Condividere, allargare, fare le primarie se necessario. Non è ancora un sentimento di insofferenza quello che il resto del centrodestra riserva alla leadership della Lega, piuttosto la richiesta di un metodo diverso nelle decisioni importanti, a partire dalla scelta dei candidati. A Milano già si leva qualche voce a chiedere scelte collegiali. Il coordinatore regionale di Forza Italia, Massimiliano Salini, già in agosto aveva avvertito che il candidato sindaco non poteva essere un'esclusiva del «capitano» Matteo Salvini. Ora esce allo scoperto anche l'ex vicesindaco Riccardo De Corato, assessore regionale di Fratelli d'Italia. Molto popolare nella destra milanese ma altrettanto capace di lavorare coi centristi, De Corato chiede le primarie, e lo fa citando la presidente di Fdi Giorgia Meloni, che già da tempo ha proposto le primarie per Palazzo Marino.
La sensazione, soprattutto in Lombardia, è che l'uomo solo al comando non funzioni più. L'impressione è che un Salvini così forte ed esposto, oggi, mobiliti soprattutto l'elettorato avversario (portandolo in massa a votare «contro» di lui) più che quello moderato.
È questa la «lezione» che pare arrivare da questa tornata di amministrative, e soprattutto dal secondo turno delle Comunali, piuttosto avaro di soddisfazioni. Salvini lunedì sera si è fatto vedere ai festeggiamenti in piazza a Voghera, in quella che è stata l'unica vera importante affermazione elettorale del centrodestra, con la commercialista indipendente Paola Garlaschelli che ha letteralmente doppiato il rivale. Ma è stata appunto un'eccezione: qualcosa stavolta non ha funzionato nel voto politico. I ballottaggi, è vero, sono sempre stati un passaggio ostico per i moderati, e in passato non sono mancate sconfitte e vittorie sfumate all'ultimo metro. Però il centrodestra, anche quello a trazione salviniana, altrettanto spesso si è mostrato capace di scegliere i candidati giusti, per esempio in Toscana, dove ha fatto cadere una a una tutte le roccaforti rosse. Ebbene, in questo 2020 anche nel Centro Italia il Carroccio ha frenato. Si è registrata la bella conferma di Arezzo, è vero, ma non basta. Dei 9 capoluoghi tornati alle urne, 5 sono andati al Pd (Chieti, Bolzano, Reggio Calabria, Lecco e Andria), uno ai 5 Stelle (Matera), due a indipendenti (Crotone e Aosta) e solo Arezzo al centrodestra.

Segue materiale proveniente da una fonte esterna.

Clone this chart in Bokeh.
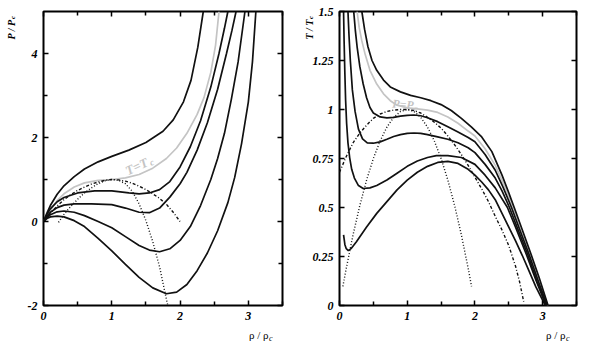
import math
from bokeh.plotting import figure
from bokeh.models import (LinearAxis, FixedTicker, Label, Range1d, CustomJSTickFormatter,
                          CustomLabelingPolicy)
from bokeh.layouts import row
from bokeh.embed import file_html
from bokeh.resources import INLINE

# ---------------- left panel: isotherms, P/Pc vs rho/rhoc ----------------
iso_hot_rho = [0, 0.05, 0.1, 0.2, 0.3, 0.45, 0.6, 0.8, 1.0, 1.25, 1.5, 1.75, 1.9, 2.05, 2.16, 2.26, 2.34]
iso_hot_P = [0, 0.2, 0.38, 0.65, 0.85, 1.07, 1.25, 1.42, 1.55, 1.70, 1.88, 2.15, 2.42, 2.85, 3.36, 4.15, 5.0]

iso_crit_rho = [0, 0.05, 0.1, 0.2, 0.3, 0.45, 0.6, 0.8, 1.0, 1.2, 1.4, 1.6, 1.8, 1.95, 2.1, 2.25, 2.35, 2.45, 2.52, 2.57]
iso_crit_P = [0, 0.14, 0.27, 0.5, 0.66, 0.82, 0.92, 0.98, 1.0, 1.04, 1.12, 1.27, 1.5, 1.75, 2.1, 2.55, 2.95, 3.55, 4.2, 5.0]

iso_b_rho = [0, 0.05, 0.1, 0.2, 0.3, 0.5, 0.75, 1.0, 1.25, 1.4, 1.55, 1.7, 1.85, 2.0, 2.15, 2.3, 2.45, 2.57, 2.65, 2.7]
iso_b_P = [0, 0.17, 0.3, 0.47, 0.57, 0.68, 0.73, 0.73, 0.68, 0.66, 0.68, 0.76, 0.95, 1.3, 1.78, 2.4, 3.2, 4.0, 4.6, 5.0]

iso_c_rho = [0, 0.05, 0.1, 0.2, 0.3, 0.45, 0.7, 1.0, 1.2, 1.4, 1.55, 1.7, 1.85, 2.0, 2.1, 2.25, 2.4, 2.55, 2.68, 2.76, 2.82]
iso_c_P = [0, 0.12, 0.22, 0.33, 0.39, 0.42, 0.42, 0.40, 0.32, 0.22, 0.21, 0.32, 0.58, 0.9, 1.17, 1.7, 2.35, 3.15, 4.0, 4.55, 5.0]

iso_d_rho = [0, 0.05, 0.1, 0.2, 0.3, 0.45, 0.6, 0.8, 1.0, 1.2, 1.4, 1.55, 1.7, 1.85, 2.0, 2.15, 2.3, 2.45, 2.55, 2.65, 2.75, 2.85, 2.95]
iso_d_P = [0, 0.1, 0.16, 0.23, 0.25, 0.22, 0.14, 0.0, -0.15, -0.36, -0.57, -0.68, -0.72, -0.65, -0.45, -0.12, 0.38, 1.0, 1.5, 2.1, 2.9, 3.8, 5.0]

iso_e_rho = [0, 0.05, 0.1, 0.2, 0.3, 0.45, 0.6, 0.8, 1.0, 1.2, 1.4, 1.6, 1.8, 1.95, 2.1, 2.25, 2.4, 2.55, 2.7, 2.8, 2.9, 3.0, 3.06, 3.11]
iso_e_P = [0, 0.07, 0.11, 0.13, 0.11, 0.02, -0.12, -0.4, -0.7, -1.02, -1.33, -1.58, -1.72, -1.68, -1.5, -1.17, -0.75, -0.22, 0.45, 1.05, 1.85, 2.85, 3.8, 5.0]

spin_left_rho = [0.22, 0.3, 0.4, 0.5, 0.6, 0.7, 0.8, 0.9, 1.0, 1.1, 1.2, 1.3, 1.4, 1.5, 1.6, 1.7, 1.78, 1.82]
spin_left_P = [-0.02, 0.17, 0.36, 0.53, 0.68, 0.8, 0.9, 0.97, 1.0, 0.98, 0.9, 0.72, 0.42, 0.02, -0.48, -1.08, -1.7, -2.0]

coex_left_rho = [0, 0.1, 0.2, 0.3, 0.4, 0.5, 0.6, 0.7, 0.8, 0.9, 1.0, 1.1, 1.2, 1.3, 1.4, 1.5, 1.6, 1.7, 1.8, 1.9, 2.0]
coex_left_P = [0, 0.2, 0.37, 0.52, 0.64, 0.74, 0.82, 0.89, 0.94, 0.98, 1.0, 0.99, 0.96, 0.91, 0.84, 0.76, 0.66, 0.55, 0.41, 0.22, 0.0]

# ---------------- right panel: isobars, T/Tc vs rho/rhoc ----------------
bar_hi_rho = [0.33, 0.37, 0.42, 0.48, 0.55, 0.65, 0.75, 0.9, 1.05, 1.2, 1.35, 1.5, 1.65, 1.8, 1.95, 2.1, 2.25, 2.4, 2.5, 2.58, 2.7, 2.83, 2.95, 3.08]
bar_hi_T = [1.5, 1.41, 1.32, 1.25, 1.2, 1.15, 1.115, 1.09, 1.072, 1.06, 1.045, 1.025, 0.995, 0.955, 0.91, 0.86, 0.785, 0.665, 0.575, 0.5, 0.385, 0.26, 0.14, 0.0]

bar_crit_rho = [0.26, 0.29, 0.33, 0.38, 0.45, 0.55, 0.65, 0.75, 0.85, 1.0, 1.15, 1.3, 1.45, 1.6, 1.75, 1.9, 2.0, 2.15, 2.3, 2.45, 2.56, 2.7, 2.82, 2.95, 3.075]
bar_crit_T = [1.5, 1.42, 1.35, 1.28, 1.2, 1.13, 1.08, 1.045, 1.022, 1.008, 1.003, 0.997, 0.985, 0.962, 0.93, 0.89, 0.865, 0.8, 0.715, 0.6, 0.5, 0.36, 0.26, 0.13, 0.0]

bar_1_rho = [0.21, 0.235, 0.26, 0.3, 0.35, 0.4, 0.45, 0.5, 0.6, 0.7, 0.8, 0.9, 1.0, 1.1, 1.2, 1.3, 1.45, 1.6, 1.75, 1.9, 2.0, 2.15, 2.3, 2.42, 2.54, 2.68, 2.8, 2.94, 3.07]
bar_1_T = [1.5, 1.4, 1.32, 1.22, 1.13, 1.06, 1.01, 0.982, 0.962, 0.957, 0.96, 0.966, 0.97, 0.972, 0.968, 0.958, 0.938, 0.912, 0.885, 0.857, 0.835, 0.77, 0.69, 0.6, 0.5, 0.37, 0.26, 0.12, 0.0]

bar_2_rho = [0.125, 0.14, 0.16, 0.19, 0.23, 0.28, 0.34, 0.41, 0.5, 0.6, 0.7, 0.8, 0.9, 1.0, 1.1, 1.2, 1.3, 1.45, 1.6, 1.75, 1.9, 2.0, 2.15, 2.3, 2.4, 2.51, 2.65, 2.78, 2.92, 3.06]
bar_2_T = [1.5, 1.38, 1.25, 1.1, 0.99, 0.9, 0.85, 0.83, 0.828, 0.835, 0.848, 0.862, 0.872, 0.878, 0.88, 0.878, 0.872, 0.86, 0.848, 0.83, 0.805, 0.78, 0.72, 0.65, 0.585, 0.5, 0.375, 0.26, 0.12, 0.0]

bar_3_rho = [0.06, 0.068, 0.078, 0.09, 0.105, 0.125, 0.15, 0.18, 0.22, 0.28, 0.35, 0.45, 0.55, 0.7, 0.85, 1.0, 1.15, 1.3, 1.43, 1.6, 1.8, 2.0, 2.15, 2.3, 2.48, 2.6, 2.76, 2.9, 3.05]
bar_3_T = [1.5, 1.35, 1.2, 1.05, 0.93, 0.83, 0.755, 0.695, 0.65, 0.612, 0.597, 0.6, 0.612, 0.64, 0.675, 0.71, 0.737, 0.755, 0.765, 0.765, 0.755, 0.72, 0.665, 0.6, 0.5, 0.4, 0.26, 0.13, 0.0]

bar_4_rho = [0.06, 0.08, 0.1, 0.13, 0.17, 0.25, 0.4, 0.55, 0.7, 0.85, 1.0, 1.15, 1.3, 1.45, 1.6, 1.75, 1.9, 2.0, 2.1, 2.2, 2.3, 2.4, 2.5, 2.6, 2.7, 2.8, 2.9, 3.04]
bar_4_T = [0.36, 0.31, 0.29, 0.28, 0.29, 0.325, 0.4, 0.47, 0.53, 0.59, 0.64, 0.68, 0.71, 0.73, 0.735, 0.725, 0.695, 0.665, 0.63, 0.59, 0.54, 0.47, 0.4, 0.33, 0.255, 0.175, 0.095, 0.0]

spin_right_rho = [0.05, 0.1, 0.2, 0.3, 0.4, 0.5, 0.6, 0.7, 0.8, 0.9, 1.0, 1.1, 1.2, 1.3, 1.4, 1.5, 1.6, 1.7, 1.8, 1.9, 1.95]
spin_right_T = [0.0975, 0.19, 0.36, 0.51, 0.64, 0.75, 0.84, 0.91, 0.96, 0.99, 1.0, 0.99, 0.96, 0.91, 0.84, 0.75, 0.64, 0.51, 0.36, 0.19, 0.0975]

coex_right_rho = [0.0, 0.05, 0.1, 0.2, 0.3, 0.4, 0.5, 0.6, 0.7, 0.8, 0.9, 1.0, 1.1, 1.2, 1.3, 1.4, 1.5, 1.6, 1.7, 1.8, 1.9, 2.0, 2.1, 2.2, 2.3, 2.4, 2.5, 2.6, 2.66, 2.72]
coex_right_T = [0.68, 0.72, 0.76, 0.83, 0.88, 0.92, 0.955, 0.977, 0.99, 0.997, 1.0, 1.0, 0.995, 0.982, 0.96, 0.935, 0.905, 0.865, 0.82, 0.77, 0.715, 0.655, 0.595, 0.53, 0.455, 0.385, 0.305, 0.2, 0.12, 0.02]

# ticks
left_x_ticks = [0, 1, 2, 3]
left_x_minor = [0.5, 1.5, 2.5, 3.5]
left_y_ticks = [-2, 0, 2, 4]
left_y_minor = [-1, 1, 3]
right_x_ticks = [0, 1, 2, 3]
right_x_minor = [0.5, 1.5, 2.5, 3.5]
right_y_ticks = [0, 0.25, 0.5, 0.75, 1, 1.25, 1.5]

FONT = "Liberation Serif"
BLACK = "#111111"
GREY = "#c4c4c4"
LW = 1.7


def style_axis(ax, ticker, show_labels):
    ax.ticker = ticker
    ax.axis_line_color = None
    ax.major_tick_in = 5
    ax.major_tick_out = 0
    ax.minor_tick_in = 4
    ax.minor_tick_out = 0
    ax.major_tick_line_width = 1.5
    ax.minor_tick_line_width = 1.5
    ax.major_tick_line_color = "black"
    ax.minor_tick_line_color = "black"
    ax.formatter = CustomJSTickFormatter(code="return String(tick)")
    if show_labels:
        ax.major_label_text_font = FONT
        ax.major_label_text_font_style = "bold italic"
        ax.major_label_text_font_size = "12px"
        ax.major_label_text_color = "black"
        ax.major_label_standoff = 6
    else:
        # mirrored axis: tick marks only, no labels at all
        ax.major_label_policy = CustomLabelingPolicy(code="return []")
        ax.major_label_text_font_size = "0px"
        ax.major_label_standoff = 0


def make_fig(xr, yr, fw, bl, br, xt, yt):
    p = figure(frame_width=fw, frame_height=294, x_range=Range1d(*xr), y_range=Range1d(*yr),
               output_backend="svg", toolbar_location=None,
               min_border_left=bl, min_border_right=br, min_border_top=11, min_border_bottom=42)
    p.xgrid.visible = False
    p.ygrid.visible = False
    p.outline_line_color = "black"
    p.outline_line_width = 2
    p.background_fill_color = "white"
    p.border_fill_color = "white"
    style_axis(p.xaxis[0], FixedTicker(ticks=xt[0], minor_ticks=xt[1]), True)
    style_axis(p.yaxis[0], FixedTicker(ticks=yt[0], minor_ticks=yt[1]), True)
    top = LinearAxis()
    style_axis(top, FixedTicker(ticks=xt[0], minor_ticks=xt[1]), False)
    p.add_layout(top, "above")
    right = LinearAxis()
    style_axis(right, FixedTicker(ticks=yt[0], minor_ticks=yt[1]), False)
    p.add_layout(right, "right")
    return p


def txt(p, x, y, text, size, angle=0.0, color="black", style="bold italic", xo=0, yo=0,
        place=None):
    lab = Label(x=x, y=y, text=text, text_font=FONT, text_font_style=style,
                text_font_size=f"{size}px", text_color=color, angle=angle,
                x_offset=xo, y_offset=yo, text_align="left", text_baseline="alphabetic")
    if place is None:
        p.add_layout(lab)
    else:
        p.add_layout(lab, place)


# ---------------- left figure ----------------
p1 = make_fig((0, 3.5), (-2, 5), 239, 43, 18,
              (left_x_ticks, left_x_minor), (left_y_ticks, left_y_minor))
p1.line(iso_crit_rho, iso_crit_P, line_color=GREY, line_width=LW)
for xs, ys in [(iso_hot_rho, iso_hot_P), (iso_b_rho, iso_b_P), (iso_c_rho, iso_c_P),
               (iso_d_rho, iso_d_P), (iso_e_rho, iso_e_P)]:
    p1.line(xs, ys, line_color=BLACK, line_width=LW)
p1.line(spin_left_rho, spin_left_P, line_color=BLACK, line_width=1.4, line_dash="1 2")
p1.line(coex_left_rho, coex_left_P, line_color=BLACK, line_width=1.4, line_dash="3 2 1 2")

ang = 0.45
txt(p1, 1.21, 1.19, "T=T", 13, angle=ang, color=GREY)
txt(p1, 1.21, 1.19, "c", 9, angle=ang, color=GREY,
    xo=25 * math.cos(ang) + 3 * math.sin(ang), yo=25 * math.sin(ang) - 3 * math.cos(ang))
txt(p1, -0.475, 4.333, "P / P", 10, angle=math.pi / 2, place="left")
txt(p1, -0.475, 4.333, "c", 7, angle=math.pi / 2, xo=2, yo=20.5, place="above")
txt(p1, 3.01, -2.714, "\u03c1 / \u03c1", 11, style="normal", place="below")
txt(p1, 3.01, -2.714, "c", 8, style="italic", xo=20, yo=-3, place="right")

# ---------------- right figure ----------------
p2 = make_fig((0, 3.5), (0, 1.5), 237, 39, 26,
              (right_x_ticks, right_x_minor), (right_y_ticks, []))
p2.line(bar_crit_rho, bar_crit_T, line_color=GREY, line_width=LW)
for xs, ys in [(bar_hi_rho, bar_hi_T), (bar_1_rho, bar_1_T), (bar_2_rho, bar_2_T),
               (bar_3_rho, bar_3_T), (bar_4_rho, bar_4_T)]:
    p2.line(xs, ys, line_color=BLACK, line_width=LW)
p2.line(spin_right_rho, spin_right_T, line_color=BLACK, line_width=1.4, line_dash="1 2")
p2.line(coex_right_rho, coex_right_T, line_color=BLACK, line_width=1.4, line_dash="3 2 1 2")

ang2 = -0.08
txt(p2, 0.78, 1.03, "P=P", 12, angle=ang2, color=GREY)
txt(p2, 0.78, 1.03, "c", 8, angle=ang2, color=GREY,
    xo=22 * math.cos(ang2) + 3 * math.sin(ang2), yo=22 * math.sin(ang2) - 3 * math.cos(ang2))
txt(p2, -0.45, 1.357, "T / T", 10, angle=math.pi / 2, place="right")
txt(p2, -0.45, 1.357, "c", 7, angle=math.pi / 2, xo=2, yo=20.5, place="above")
txt(p2, 3.05, -0.153, "\u03c1 / \u03c1", 11, style="normal", place="below")
txt(p2, 3.05, -0.153, "c", 8, style="italic", xo=20, yo=-3, place="below")

layout = row(p1, p2)
open("out.html", "w").write(file_html(layout, INLINE))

Stavolta alle sconfitte attese o messe in conto - come quelle dell'hinterland di Milano - si sono sommate anche delusioni pesanti, come quella di Lecco, dove c'erano tutte le condizioni per strappare alla sinistra un altro capoluogo, C'era anche un candidato esperto e popolare in città, Peppino Ciresa, ma l'alpinista ex presidente di Confcommercio nella bianca Lecco Ciresa si è fermato a 31 voti dalla vittoria, e questa inerzia ha fatto pendere dal lato del centrosinistra la bilancia delle Comunali lombarde. Così il Pd che pareva in crisi nera già fa la voce grossa e annuncia di puntare dritto al Pirellone, intensificando il pressing su Attilio Fontana. Prima delle Regionali, però, c'è la tappa cruciale di Milano 2021. La Lega è già pronta a far partire una campagna di ascolto e preannuncia un identikit: un uomo in grado di parlare col centro e le periferie e di impensierire così l'uscente Beppe Sala. FI non ha più i voti di un tempo, ma Salini ad agosto ha avvisato: «Milano non è di Salvini, serve il cantiere liberale». Sabato metterà in pista la sua iniziativa: «Immagina».
De Corato va dritto al cuore della questione-candidatura a sindaco. E citando Meloni propone: «I leader indichino una rosa, ma decidano gli elettori. Questo non danneggia la Lega. Se ha il 30% saranno i suoi elettori a determinare la scelta».